Let $f \in C[a,b]$ be a function whose derivative exists on $(a,b)$. Suppose $f$ is to be evaluated at $x_0$
in $(a,b)$, but instead of computing the actual value $f(x_0)$, the approximate value,
$\hat f(x_0)$, is the actual
value of $f$ at $x_0 + \epsilon $, that is, $\hat f^~(x_0 ) = f(x_0 + \epsilon)$.

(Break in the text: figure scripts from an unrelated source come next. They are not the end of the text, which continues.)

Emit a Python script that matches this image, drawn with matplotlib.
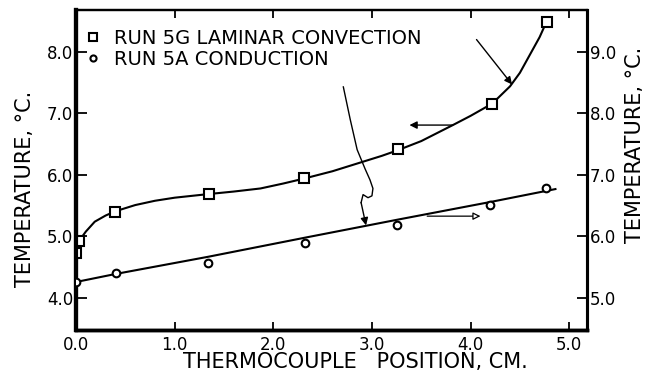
import matplotlib
matplotlib.use("Agg")
import matplotlib.pyplot as plt

# Run 5G, laminar convection (left temperature scale)
conv_x = [0.00, 0.03, 0.40, 1.35, 2.31, 3.26, 4.22, 4.77]
conv_t = [4.73, 4.92, 5.40, 5.69, 5.95, 6.42, 7.15, 8.49]

# Hand-faired curve through the convection points
conv_fit_x = [0.00, 0.05, 0.10, 0.19, 0.30, 0.40, 0.60, 0.80, 1.00, 1.35, 1.60,
              1.87, 2.10, 2.31, 2.60, 2.88, 3.10, 3.26, 3.50, 3.82, 4.00,
              4.22, 4.40, 4.50, 4.60, 4.70, 4.77]
conv_fit_t = [4.85, 4.97, 5.08, 5.24, 5.34, 5.41, 5.51, 5.58, 5.63, 5.69, 5.73,
              5.78, 5.86, 5.94, 6.06, 6.20, 6.31, 6.40, 6.55, 6.81, 6.96,
              7.16, 7.44, 7.66, 7.95, 8.24, 8.49]

# Run 5A, conduction (right temperature scale)
cond_x = [0.00, 0.41, 1.34, 2.32, 3.25, 4.20, 4.76]
cond_t = [5.26, 5.41, 5.57, 5.89, 6.19, 6.51, 6.79]

cond_fit_x = [0.00, 0.40, 1.34, 2.32, 3.25, 4.20, 4.86]
cond_fit_t = [5.26, 5.39, 5.67, 5.98, 6.27, 6.56, 6.77]

x_ticks = [0.0, 1.0, 2.0, 3.0, 4.0, 5.0]
left_ticks = [4.0, 5.0, 6.0, 7.0, 8.0]
right_ticks = [5.0, 6.0, 7.0, 8.0, 9.0]

LEFT_LIM = (3.48, 8.68)
OFFSET = 1.0  # right scale reads one degree above the left scale

fig = plt.figure(figsize=(6.52, 3.83), dpi=100)
ax = fig.add_axes([76 / 652, 53 / 383, 511 / 652, 320 / 383])
ax2 = ax.twinx()

ink = "black"

# convection data and curve
ax.plot(conv_fit_x, conv_fit_t, color=ink, lw=1.5, zorder=2)
h_conv, = ax.plot(conv_x, conv_t, ls="none", marker="s", ms=6.5, mfc="white",
                  mec=ink, mew=1.5, zorder=3, label="RUN 5G LAMINAR CONVECTION")

# conduction data and line
ax2.plot(cond_fit_x, cond_fit_t, color=ink, lw=1.5, zorder=2)
h_cond, = ax2.plot(cond_x, cond_t, ls="none", marker="o", ms=5.5, mfc="white",
                   mec=ink, mew=1.5, zorder=3, label="RUN 5A CONDUCTION")

ax.set_xlim(0.0, 5.18)
ax.set_ylim(*LEFT_LIM)
ax2.set_ylim(LEFT_LIM[0] + OFFSET, LEFT_LIM[1] + OFFSET)

ax.set_xticks(x_ticks)
ax.set_xticklabels([f"{v:.1f}" for v in x_ticks])
ax.set_yticks(left_ticks)
ax.set_yticklabels([f"{v:.1f}" for v in left_ticks])
ax2.set_yticks(right_ticks)
ax2.set_yticklabels([f"{v:.1f}" for v in right_ticks])

ax.tick_params(axis="x", which="both", direction="in", length=6, width=1.3,
               top=True, labelsize=12, pad=4)
ax.tick_params(axis="y", direction="in", length=8, width=1.3, labelsize=12, pad=2)
ax2.tick_params(axis="y", direction="in", length=7, width=1.3, labelsize=12, pad=2)

for a in (ax, ax2):
    a.spines["left"].set_linewidth(3.0)
    a.spines["bottom"].set_linewidth(2.5)
    a.spines["top"].set_linewidth(1.6)
    a.spines["right"].set_linewidth(2.2)

ax.set_xlabel("THERMOCOUPLE   POSITION, CM.", fontsize=15)
ax.set_ylabel("TEMPERATURE, °C.", fontsize=15)
ax2.set_ylabel("TEMPERATURE, °C.", fontsize=15, rotation=90)
ax.xaxis.set_label_coords(0.546, -0.10)
ax.yaxis.set_label_coords(-0.10, 0.44)
ax2.yaxis.set_label_coords(1.094, 0.578)
ax.xaxis.label.set_va("center")
ax.yaxis.label.set_va("center")
ax2.yaxis.label.set_va("center")

leg = ax2.legend(handles=[h_conv, h_cond], loc="upper left",
                 bbox_to_anchor=(0.022, 0.94), frameon=False, fontsize=14,
                 handlelength=0.6, handletextpad=0.8, labelspacing=0.1,
                 borderpad=0, borderaxespad=0, markerscale=0.8)

# pointer from the convection label to its curve
ax.annotate("", xy=(4.42, 7.47), xytext=(4.06, 8.20),
            arrowprops=dict(arrowstyle="-|>", color=ink, lw=1.0,
                            mutation_scale=11, shrinkA=0, shrinkB=0))
# convection curve reads on the left scale
ax.annotate("", xy=(3.38, 6.81), xytext=(3.82, 6.81),
            arrowprops=dict(arrowstyle="-|>", color=ink, lw=1.0,
                            mutation_scale=11, shrinkA=0, shrinkB=0))
# conduction line reads on the right scale
ax2.annotate("", xy=(4.10, 6.33), xytext=(3.56, 6.33),
             arrowprops=dict(arrowstyle="-|>", color=ink, lw=0.9, fc="white",
                             mutation_scale=11, shrinkA=0, shrinkB=0))

# wavy pointer from the conduction label down to its line
lead_x = [2.71, 2.78, 2.85, 2.93, 2.98, 3.01, 3.00, 2.96, 2.91, 2.89]
lead_t = [7.43, 6.90, 6.41, 6.10, 5.92, 5.78, 5.66, 5.63, 5.68, 5.55]
ax.plot(lead_x, lead_t, color=ink, lw=1.0, zorder=2)
ax.annotate("", xy=(2.94, 5.18), xytext=(2.89, 5.55),
            arrowprops=dict(arrowstyle="-|>", color=ink, lw=1.0,
                            mutation_scale=11, shrinkA=0, shrinkB=0))

fig.savefig("out.png", dpi=100, facecolor="white")
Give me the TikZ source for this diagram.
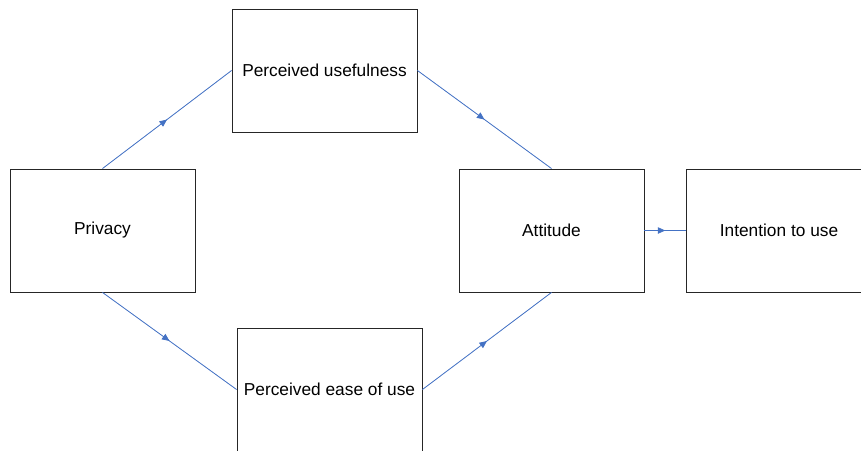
\documentclass[tikz,border=0pt]{standalone}
\usepackage{fontspec}
\setmainfont{Liberation Sans}
\usetikzlibrary{decorations.markings,arrows.meta}
\definecolor{linkblue}{HTML}{4472C4}
\begin{document}
\begin{tikzpicture}[x=1pt,y=-1pt,
  construct/.style={draw=black!85,line width=0.9pt,minimum width=185pt,minimum height=123pt,
    inner sep=0pt,font=\fontsize{17.3}{20}\selectfont,fill=white},
  link/.style={draw=linkblue,line width=0.8pt,postaction={decorate},
    decoration={markings,mark=at position 0.5 with {\arrow{Triangle[length=7.5pt,width=6.5pt]}}},
    fill=linkblue}]
\useasboundingbox (0,0) rectangle (861,450);
\clip (0,0) rectangle (861,450);
\node[construct] (priv) at (102.5,230.5) {Privacy};
\node[construct] (pu) at (324.5,70.5) {Perceived usefulness};
\node[construct] (att) at (551.5,230.5) {Attitude};
\node[construct] (int) at (779,230.5) {Intention to use};
\node[construct] (peou) at (329.5,389.5) {Perceived ease of use};
\draw[link] (priv.north) -- (pu.west);
\draw[link] (pu.east) -- (att.north);
\draw[link] (priv.south) -- (peou.west);
\draw[link] (peou.east) -- (att.south);
\draw[link] (att.east) -- (int.west);
\end{tikzpicture}
\end{document}
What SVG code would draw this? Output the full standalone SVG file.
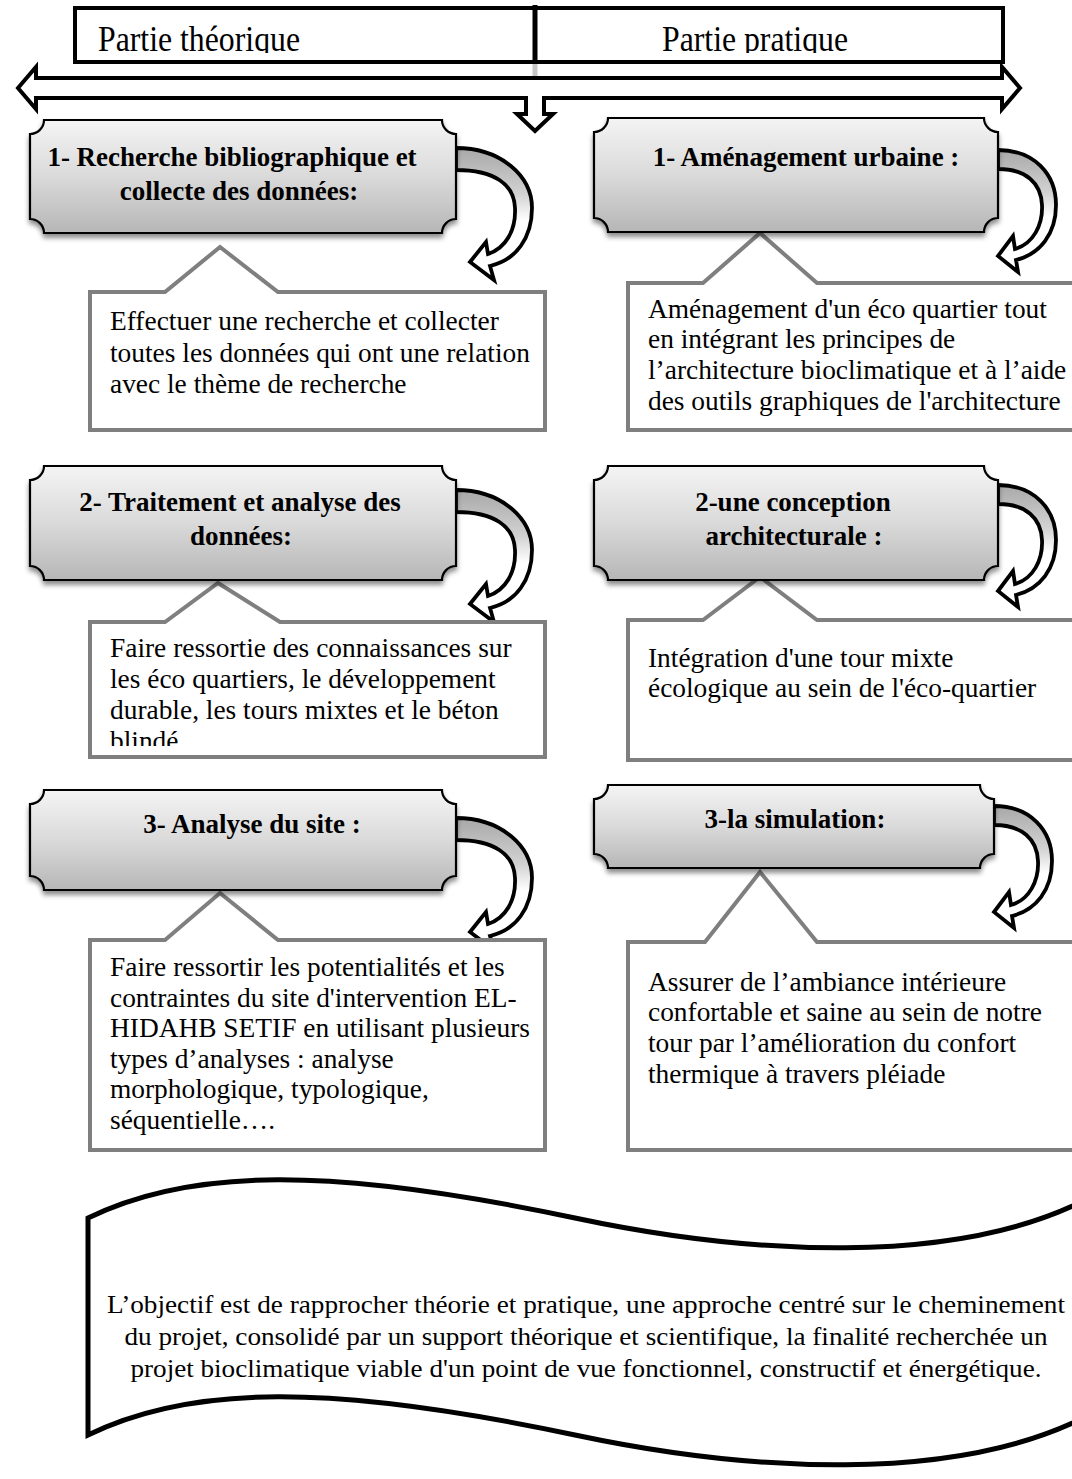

Use the Mean Value Theorem to estimate the absolute error $|f(x_0 )−\hat f(x_0 )|$ and the relative
error $|f(x_0 )−\hat f(x_0 )|/|f(x_0)|$, assuming $f(x_0 ) \neq 0$.
Here's what I tried:
Absolute error:
$|f(x_0 )−\hat f(x_0 )|=|f(x_0)-f(x_0+\epsilon)|=|f'(c)|\,\epsilon\,$ where $c \in (x_0, x_0 + \epsilon)$.
And relative error:$$\frac{|f'(c)|\epsilon}{|f(x_0)|}$$
where $c \in (x_0, x_0 + \epsilon)$.
I'm not sure if this is right, and if it is how do I find $c$.
Best Answer
You pretty much have the right idea. As you pointed out, $$\left|f(x_0)-f(x_0+\epsilon)\right|=\left|f^\prime(c)\right| \epsilon$$ for some $c$ in the interval $I = (x_0, x_0+\epsilon)$. Therefore, $$\left|f(x_0)-f(x_0+\epsilon)\right|\leq \epsilon \cdot \sup_{c\in I}\left|f^\prime(c)\right|.$$ Divide both sides by $|f(x_0)|$ to get a bound on the relative error.